En algunos aspectos, las escenas mencionadas se relacionan con los últimos trabajos de Hopkins en torno de los bailes populares y su manifestación teatral. Dedicada a la investigación en el campo de la Antropología Teatral, publicó numerosos artículos y un volumen Tincunacu. Teatralidad y celebración popular en el Noroeste argentino, editado por el Instituto Nacional del Teatro. Realizó cursos de entrenamiento en el Odin Teatret, de Eugenio Barba (en Dinamarca), y en la India, donde se especializó en Kathakali, danza teatro y canto originarios del sur de la India, cuya técnica incluye un lenguaje de gestos (de manos y movimiento de los ojos) que permite narrar historias. Estrenó la experimental Lunario, en 1999 (conjunción de texto, movimiento, sonido y gesto); Danzadelejos (2000); La recaída, de Julio Cardoso (2003); Milonga de-sierta (2005) y Gemma Suns (2009), sobre textos de Maxi Rodríguez y dirección del español Etelvino Vázquez, estrenada en España y repuesta en el Teatro del Abasto.

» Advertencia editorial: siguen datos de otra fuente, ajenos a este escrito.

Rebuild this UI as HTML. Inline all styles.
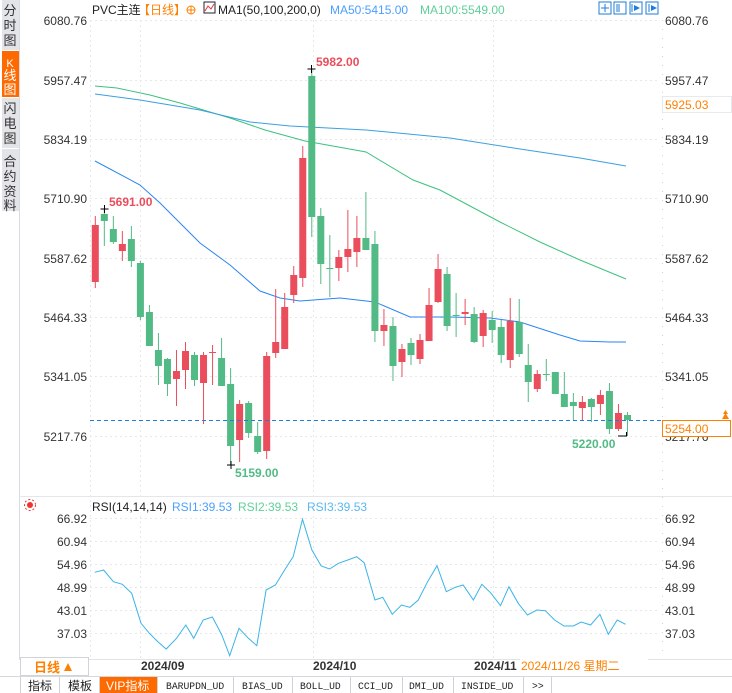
<!DOCTYPE html>
<html><head><meta charset="utf-8"><style>
html,body{margin:0;padding:0;background:#fff;width:732px;height:693px;overflow:hidden;font-family:"Liberation Sans","Noto Sans CJK SC",sans-serif}
svg text{font-family:"Liberation Sans","Noto Sans CJK SC",sans-serif}
svg text.m{font-family:"Liberation Mono",monospace}
</style></head><body>
<svg id="s" width="732" height="693" xmlns="http://www.w3.org/2000/svg">
<rect x="0" y="0" width="732" height="693" fill="#fff"/>
<rect x="2" y="0" width="17" height="50" fill="#e3e4e8"/>
<rect x="2" y="51" width="17" height="46" fill="#ff6a00"/>
<rect x="2" y="98" width="17" height="50" fill="#e3e4e8"/>
<rect x="2" y="149" width="17" height="62" fill="#e3e4e8"/>
<line x1="19.5" y1="0" x2="19.5" y2="660" stroke="#d8dbe0"/>
<g font-size="13" fill="#333" text-anchor="middle">
<text x="10" y="15">分</text><text x="10" y="30">时</text><text x="10" y="45">图</text>
<text x="10" y="67" fill="#fff" font-size="11">K</text><text x="10" y="80" fill="#fff">线</text><text x="10" y="94" fill="#fff">图</text>
<text x="10" y="113">闪</text><text x="10" y="128">电</text><text x="10" y="143">图</text>
<text x="10" y="166">合</text><text x="10" y="181">约</text><text x="10" y="196">资</text><text x="10" y="210">料</text>
</g>
<g id="grid"></g>
<g id="main"></g>
<text x="92" y="14" font-size="12" fill="#222">PVC主连</text>
<text x="138" y="14" font-size="12" fill="#ff8000">【日线】</text>
<circle cx="191" cy="10" r="4" fill="none" stroke="#ff8000"/><line x1="187" y1="10" x2="195" y2="10" stroke="#ff8000"/><line x1="191" y1="6" x2="191" y2="14" stroke="#ff8000"/>
<rect x="204" y="2" width="11" height="11" fill="#fff" stroke="#223"/><polyline points="205,11 208,6 211,9 214,4" fill="none" stroke="#e33"/>
<text x="218" y="14" font-size="12" fill="#222">MA1(50,100,200,0)</text>
<text x="330" y="14" font-size="12" fill="#4a9fff">MA50:5415.00</text>
<text x="420" y="14" font-size="12" fill="#5fcf9a">MA100:5549.00</text>
<g fill="none" stroke="#1f7ed8">
<rect x="599" y="2" width="12" height="12"/><rect x="614" y="2" width="12" height="12"/><rect x="630" y="2" width="12" height="12"/><rect x="646" y="2" width="12" height="12"/>
</g>
<g stroke="#1f7ed8"><line x1="601" y1="8" x2="609" y2="8"/><line x1="605" y1="4" x2="605" y2="12"/><line x1="617" y1="4" x2="617" y2="12"/><line x1="619" y1="4" x2="619" y2="12"/><line x1="632" y1="4" x2="632" y2="12"/><line x1="649" y1="4" x2="649" y2="12"/></g>
<polygon points="634,5 640,8 634,11" fill="#1f7ed8"/><polygon points="651,5 657,8 651,11" fill="#1f7ed8"/>
<circle cx="30" cy="505" r="3" fill="#e33"/><circle cx="30" cy="505" r="5.5" fill="none" stroke="#e33" stroke-dasharray="2 2"/>
<text x="92" y="511" font-size="12" fill="#222">RSI(14,14,14)</text>
<text x="172" y="511" font-size="12" fill="#4a9fff">RSI1:39.53</text>
<text x="238" y="511" font-size="12" fill="#5fcf9a">RSI2:39.53</text>
<text x="307" y="511" font-size="12" fill="#59b8f0">RSI3:39.53</text>
<line x1="19" y1="659.5" x2="732" y2="659.5" stroke="#e0e3e8"/>
<rect x="20.5" y="657.5" width="68" height="18" fill="#fff" stroke="#cfd4db"/>
<text x="34" y="672" font-size="13" font-weight="bold" fill="#ff8000">日线</text>
<polygon points="64,671 72,671 68,663" fill="#ff8000"/>
<g font-size="12" font-weight="bold" fill="#333"><text x="141" y="670">2024/09</text><text x="313" y="670">2024/10</text><text x="474" y="670">2024/11</text></g>
<rect x="520" y="657" width="128" height="18" fill="#fff"/>
<text x="521" y="670" font-size="12" fill="#ff8000">2024/11/26 星期二</text>
<rect x="0" y="676" width="732" height="17" fill="#fff"/>
<line x1="0" y1="676.5" x2="732" y2="676.5" stroke="#d5d8dd"/>
<rect x="99" y="677" width="58" height="16" fill="#ff6a00"/>
<g font-size="12" fill="#222">
<text x="28" y="690">指标</text><text x="68" y="690">模板</text>
</g>
<text x="106" y="690" font-size="12" fill="#fff">VIP指标</text>
<g font-size="9.7" fill="#222">
<text class="m" x="166" y="689">BARUPDN_UD</text>
<text class="m" x="242" y="689">BIAS_UD</text>
<text class="m" x="300" y="689">BOLL_UD</text>
<text class="m" x="358" y="689">CCI_UD</text>
<text class="m" x="409" y="689">DMI_UD</text>
<text class="m" x="461" y="689">INSIDE_UD</text>
<text class="m" x="532" y="689">&gt;&gt;</text>
</g>
<g id="tabsep"></g>
</svg>
<script>
var S=document.getElementById('s'),NS='http://www.w3.org/2000/svg';
function el(t,a,p,txt){var e=document.createElementNS(NS,t);for(var k in a)e.setAttribute(k,a[k]);if(txt!==undefined)e.textContent=txt;(p||document.getElementById('main')).appendChild(e);return e;}
var G=document.getElementById('grid');
var pl=[[20,'6080.76'],[80,'5957.47'],[139,'5834.19'],[198,'5710.90'],[258,'5587.62'],[317,'5464.33'],[376,'5341.05'],[436,'5217.76']];
pl.forEach(function(p){el('line',{x1:90,y1:p[0]+0.5,x2:660,y2:p[0]+0.5,stroke:'#e6e8ec','stroke-dasharray':'2 3'},G);
el('text',{x:87,y:p[0]+5,'font-size':12,fill:'#333','text-anchor':'end'},G,p[1]);
el('text',{x:665,y:p[0]+5,'font-size':12,fill:'#333'},G,p[1]);});
var rl=[[518,'66.92'],[541,'60.94'],[564,'54.96'],[587,'48.99'],[610,'43.01'],[633,'37.03']];
rl.forEach(function(p){el('line',{x1:90,y1:p[0]+0.5,x2:660,y2:p[0]+0.5,stroke:'#e6e8ec','stroke-dasharray':'2 3'},G);
el('text',{x:87,y:p[0]+5,'font-size':12,fill:'#333','text-anchor':'end'},G,p[1]);
el('text',{x:665,y:p[0]+5,'font-size':12,fill:'#333'},G,p[1]);});
[140,313,493].forEach(function(x){el('line',{x1:x+.5,y1:20,x2:x+.5,y2:496,stroke:'#e6e8ec','stroke-dasharray':'2 3'},G);el('line',{x1:x+.5,y1:516,x2:x+.5,y2:660,stroke:'#e6e8ec','stroke-dasharray':'2 3'},G);});
el('line',{x1:90.5,y1:20,x2:90.5,y2:660,stroke:'#e6e8ec','stroke-dasharray':'2 3'},G);
el('line',{x1:662.5,y1:20,x2:662.5,y2:660,stroke:'#d0d4da','stroke-dasharray':'1 8'},G);
el('line',{x1:19,y1:496.5,x2:732,y2:496.5,stroke:'#e3e6ea'},G);
function pl2(pts,c){el('polyline',{points:pts.map(function(p){return p.join(',')}).join(' '),fill:'none',stroke:c,'stroke-width':1});}
pl2([[95,86],[117,88],[150,95],[180,103],[230,118],[265,130],[305,141],[366,152],[413,180],[440,190],[470,206],[500,222],[540,242],[580,260],[626,279]],'#3cc27f');
pl2([[95,94],[140,100],[200,110],[250,122],[290,126],[366,130],[450,138],[520,149],[580,158],[626,166]],'#3aa0e0');
pl2([[95,161],[140,185],[160,203],[200,243],[230,265],[260,291],[280,298],[300,301],[340,298],[375,302],[410,317],[450,317],[490,318],[520,322],[560,335],[580,341],[610,342],[626,342]],'#2a86f0');
var C=[[225,282,216,288,1],[214,221,209,246,0],[229,242,216,244,0],[244,251,231,261,1],[239,261,226,267,0],[263,317,261,320,0],[312,346,305,346,0],[350,366,333,385,0],[359,384,358,396,0],[371,379,350,406,1],
[351,370,342,389,1],[355,380,352,386,0],[355,383,352,424,1],[352,353,345,385,1],[358,386,338,386,0],[384,446,368,465,0],[404,440,400,462,1],[403,433,401,438,0],[436,452,422,454,0],[356,451,352,459,1],
[342,353,289,358,1],[307,349,293,349,1],[275,295,266,303,1],[158,278,146,287,1],[76,217,68,237,0],[216,264,208,284,0],[268,269,235,297,0],[257,268,250,281,1],[249,257,210,272,1],[238,252,216,267,1],
[238,250,192,250,0],[244,331,231,342,0],[325,331,309,346,1],[326,366,317,381,0],[349,362,344,377,1],[343,355,338,365,0],[340,359,334,364,1],[305,341,288,341,1],[269,302,254,303,1],[274,326,267,331,0],
[315,316,293,337,0],[312,314,299,325,1],[314,342,307,343,0],[313,336,310,347,1],[320,330,311,343,0],[327,355,320,363,0],[321,360,298,368,1],[322,354,299,357,0],[365,382,344,402,0],[374,389,370,392,1],
[374,375,359,381,0],[372,394,372,394,0],[394,407,372,407,0],[402,406,393,420,0],[402,408,396,420,1],[399,407,398,422,0],[395,404,390,415,1],[391,429,383,434,0],[413,429,404,431,1],[415,420,412,436,0]];
C.forEach(function(c,i){var x=95.3+i*9.02,col=c[4]?'#ea4d5c':'#52ba84';
el('line',{x1:x,y1:c[2],x2:x,y2:c[3],stroke:col,'stroke-width':1});
el('rect',{x:x-3.5,y:c[0],width:7,height:Math.max(1,c[1]-c[0]),fill:col});});
el('line',{x1:90,y1:420.5,x2:662,y2:420.5,stroke:'#1f7ed8','stroke-dasharray':'4 3'});
function cross(x,y){el('line',{x1:x-4,y1:y,x2:x+4,y2:y,stroke:'#000'});el('line',{x1:x,y1:y-4,x2:x,y2:y+4,stroke:'#000'});}
cross(104.5,209);el('text',{x:109,y:206,'font-size':12,'font-weight':'bold',fill:'#ea4d5c'},null,'5691.00');
cross(311.5,69);el('text',{x:316,y:66,'font-size':12,'font-weight':'bold',fill:'#ea4d5c'},null,'5982.00');
cross(231,465);el('text',{x:235,y:477,'font-size':12,'font-weight':'bold',fill:'#52ba84'},null,'5159.00');
el('line',{x1:618,y1:436,x2:627,y2:436,stroke:'#000'});el('line',{x1:626.5,y1:432,x2:626.5,y2:436,stroke:'#000'});
el('text',{x:572,y:448,'font-size':12,'font-weight':'bold',fill:'#52ba84'},null,'5220.00');
el('rect',{x:662.5,y:96.5,width:69,height:16,fill:'#fff',stroke:'#e6eaee'});
el('text',{x:665,y:109,'font-size':12,fill:'#ff8000'},null,'5925.03');
el('rect',{x:662.5,y:420.5,width:68,height:16,fill:'#fff',stroke:'#ff8000'});
el('text',{x:665,y:433,'font-size':12,fill:'#ff8000'},null,'5254.00');
el('polygon',{points:'722,419 729,419 725.5,413',fill:'#ff8000'});el('polygon',{points:'723,414 728,414 725.5,410',fill:'#ff8000'});
var R=[[203,247],[222,240],[243,275],[262,283],[282,310],[302,400],[320,430],[338,455],[356,477],[378,445],[398,405],[415,445],[435,390],[455,381],[475,435],[492,497],[512,415],[532,445],[550,467],[570,300],[590,285],[612,235],[628,200],[648,88],[668,180],[688,228],[706,237],[725,220],[745,210],[764,200],[780,218],[803,330],[820,322],[840,373],[860,345],[878,352],[896,330],[916,275],[936,227],[956,305],[975,292],[992,285],[1014,330],[1032,283],[1052,310],[1072,347],[1090,290],[1110,340],[1130,375],[1150,360],[1168,362],[1188,390],[1208,408],[1228,408],[1245,396],[1265,405],[1285,373],[1303,433],[1322,390],[1340,403]];
pl2(R.map(function(p){return [(p[0]/2.142).toFixed(1),(490+p[1]/3).toFixed(1)]}),'#3ab4e8');
var TS=document.getElementById('tabsep');
[20,59,99,157,233,292,350,402,453,523,551].forEach(function(x){el('line',{x1:x+.5,y1:677,x2:x+.5,y2:693,stroke:'#cfd3d8'},TS);});
</script>
</body></html>
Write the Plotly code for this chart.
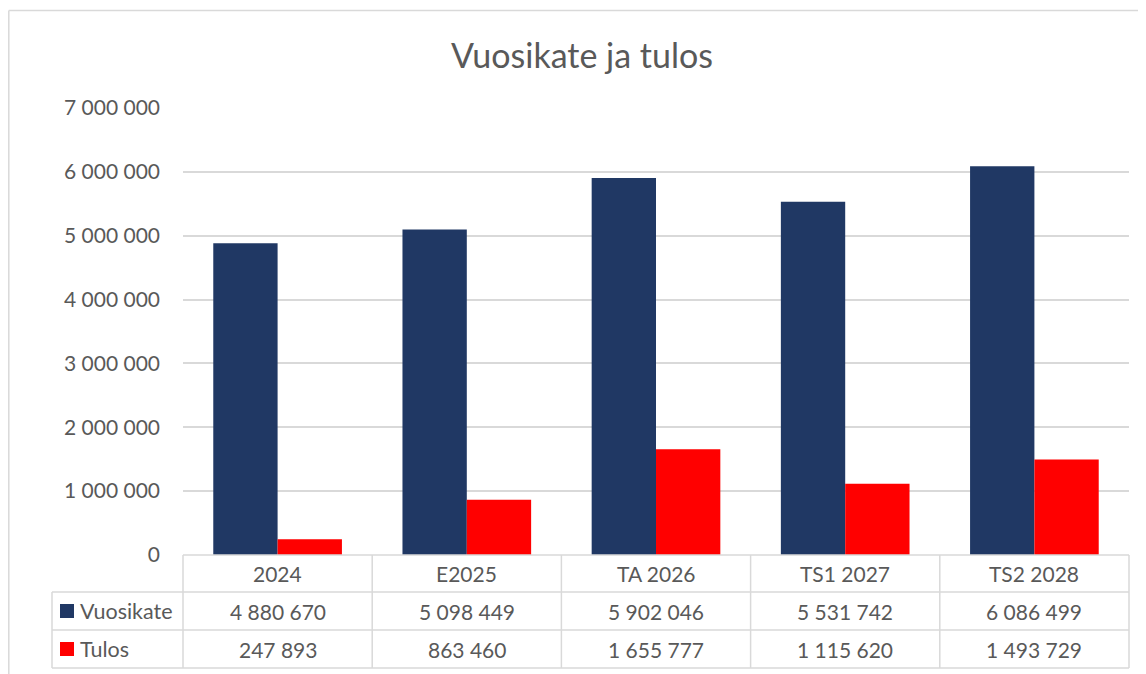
import plotly.graph_objects as go

categories = ["2024", "E2025", "TA 2026", "TS1 2027", "TS2 2028"]
vuosikate = [4880670, 5098449, 5902046, 5531742, 6086499]
tulos = [247893, 863460, 1655777, 1115620, 1493729]
series_names = ["Vuosikate", "Tulos"]
series_colors = ["#203864", "#FF0000"]
y_ticks = [0, 1000000, 2000000, 3000000, 4000000, 5000000, 6000000, 7000000]
title_text = "Vuosikate ja tulos"

OFF = 8  # page body margin
PAGE_W, PAGE_H = 1146, 674
W, H = PAGE_W - OFF, PAGE_H - OFF
PL, PR, PT, PB = 183, 1129, 108, 555
L = PL - OFF
T = PT - OFF
R = W - (PR - OFF)
B = H - (PB - OFF)
PW, PH = PR - PL, PB - PT
FONT = "Lato"
FS = 21
TXT = "#595959"
GRID = "#D9D9D9"


def fmt(v):
    return f"{v:,}".replace(",", " ")


def px(x):
    return (x - PL) / PW


def py(y):
    return (PB - y) / PH


fig = go.Figure()
for name, vals, col in zip(series_names, [vuosikate, tulos], series_colors):
    fig.add_trace(go.Bar(x=categories, y=vals, name=name, marker=dict(color=col, line=dict(width=0))))

shapes = []
annotations = []

# chart border (top and left visible)
shapes.append(dict(type="line", xref="paper", yref="paper", x0=px(8.8), x1=px(1146), y0=py(10.5), y1=py(10.5),
                   line=dict(color=GRID, width=1.5), layer="below"))
shapes.append(dict(type="line", xref="paper", yref="paper", x0=px(8.8), x1=px(8.8), y0=py(10.5), y1=py(674),
                   line=dict(color=GRID, width=1.5), layer="below"))

row_y = [555, 592, 630, 668]
n = len(categories)
left_x = 52
lw = 1.5
shapes.append(dict(type="line", xref="paper", yref="paper", x0=0, x1=1, y0=py(row_y[0]), y1=py(row_y[0]),
                   line=dict(color=GRID, width=lw)))
for ry in row_y[1:]:
    shapes.append(dict(type="line", xref="paper", yref="paper", x0=px(left_x), x1=1, y0=py(ry), y1=py(ry),
                       line=dict(color=GRID, width=lw)))
for i in range(n + 1):
    shapes.append(dict(type="line", xref="paper", yref="paper", x0=i / n, x1=i / n, y0=py(row_y[0]), y1=py(row_y[-1]),
                       line=dict(color=GRID, width=lw)))
shapes.append(dict(type="line", xref="paper", yref="paper", x0=px(left_x), x1=px(left_x), y0=py(row_y[1]), y1=py(row_y[-1]),
                   line=dict(color=GRID, width=lw)))


def ann(x, y, text, size=FS, xanchor="center"):
    return dict(xref="paper", yref="paper", x=x, y=y, xanchor=xanchor, yanchor="middle",
                text=text, showarrow=False, font=dict(family=FONT, size=size, color=TXT))


for i, c in enumerate(categories):
    annotations.append(ann((i + 0.5) / n, py((row_y[0] + row_y[1]) / 2), c))
for r, (name, vals, col) in enumerate(zip(series_names, [vuosikate, tulos], series_colors)):
    yc = (row_y[r + 1] + row_y[r + 2]) / 2
    shapes.append(dict(type="rect", xref="paper", yref="paper", x0=px(60), x1=px(74), y0=py(yc + 7), y1=py(yc - 7),
                       fillcolor=col, line=dict(width=0)))
    annotations.append(ann(px(78), py(yc), name, size=21.5, xanchor="left"))
    for i, v in enumerate(vals):
        annotations.append(ann((i + 0.5) / n, py(yc), fmt(v)))

annotations.append(ann(px(582), py(55), title_text, size=34))

fig.update_layout(
    width=W, height=H,
    margin=dict(l=L, r=R, t=T, b=B),
    paper_bgcolor="white", plot_bgcolor="white",
    barmode="group", bargap=0.32, bargroupgap=0,
    showlegend=False,
    shapes=shapes, annotations=annotations,
    xaxis=dict(range=[-0.5, n - 0.5], showticklabels=False, showgrid=False, zeroline=False, showline=False,
               fixedrange=True),
    yaxis=dict(range=[0, 7000000], tickvals=y_ticks, ticktext=[fmt(v) for v in y_ticks],
               showgrid=True, gridcolor=GRID, gridwidth=1.5, zeroline=False, showline=False,
               ticklabelstandoff=22, tickfont=dict(family=FONT, size=FS, color=TXT), fixedrange=True),
)

fig.write_html("out.html")
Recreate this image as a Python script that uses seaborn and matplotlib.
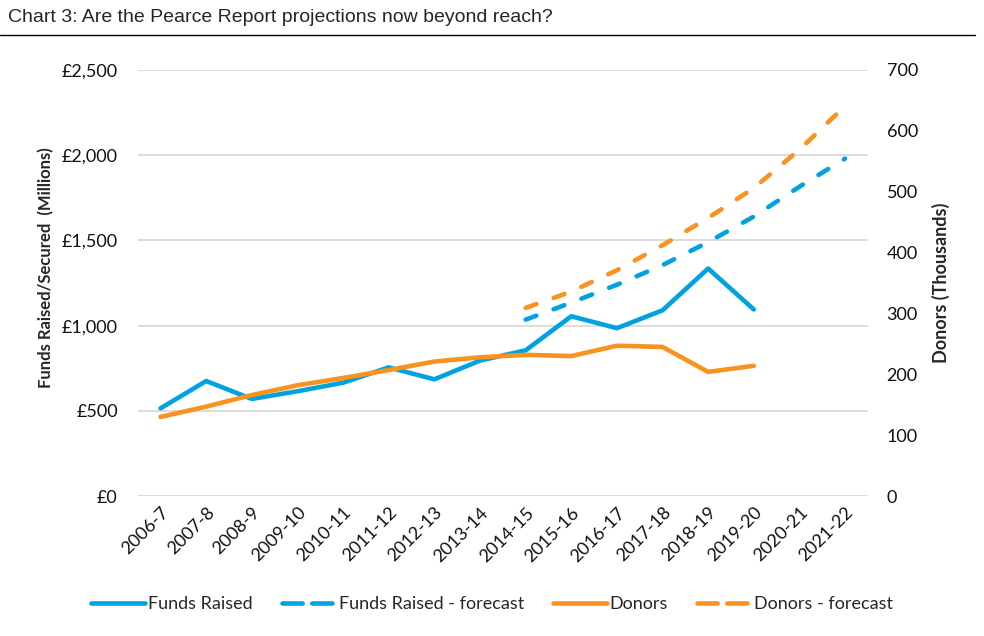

Invenciones y realidades se cruzan en este espectáculo de quiebres existenciales que se destaca por la precisión en el manejo del lenguaje y de las acciones, el humor que colorea las observaciones en torno de lo cotidiano e histórico y el misterio no develado que alimenta las fabulaciones de la mujer y los ensueños del boxeador.
8-EL LEON DE LA METRO
Intérpretes: Cecilia Hopkins y León Iskovich.
Diseño de escenografía y vestuario: Daniel Fernando Martínez.
Realización escenográfica: Federico Barreiro.
Diseño de caballito: Daniel Dondero.
Espacio sonoro: Milena Machado.
Iluminación: Guillermo Merzari.
Dramaturgia y dirección: Cecilia Hopkins.
Producción: Fervor de Buenos Aires.
Lugar: Teatro del Abasto, Humahuaca 3549 (4865-0014), los jueves a las 21.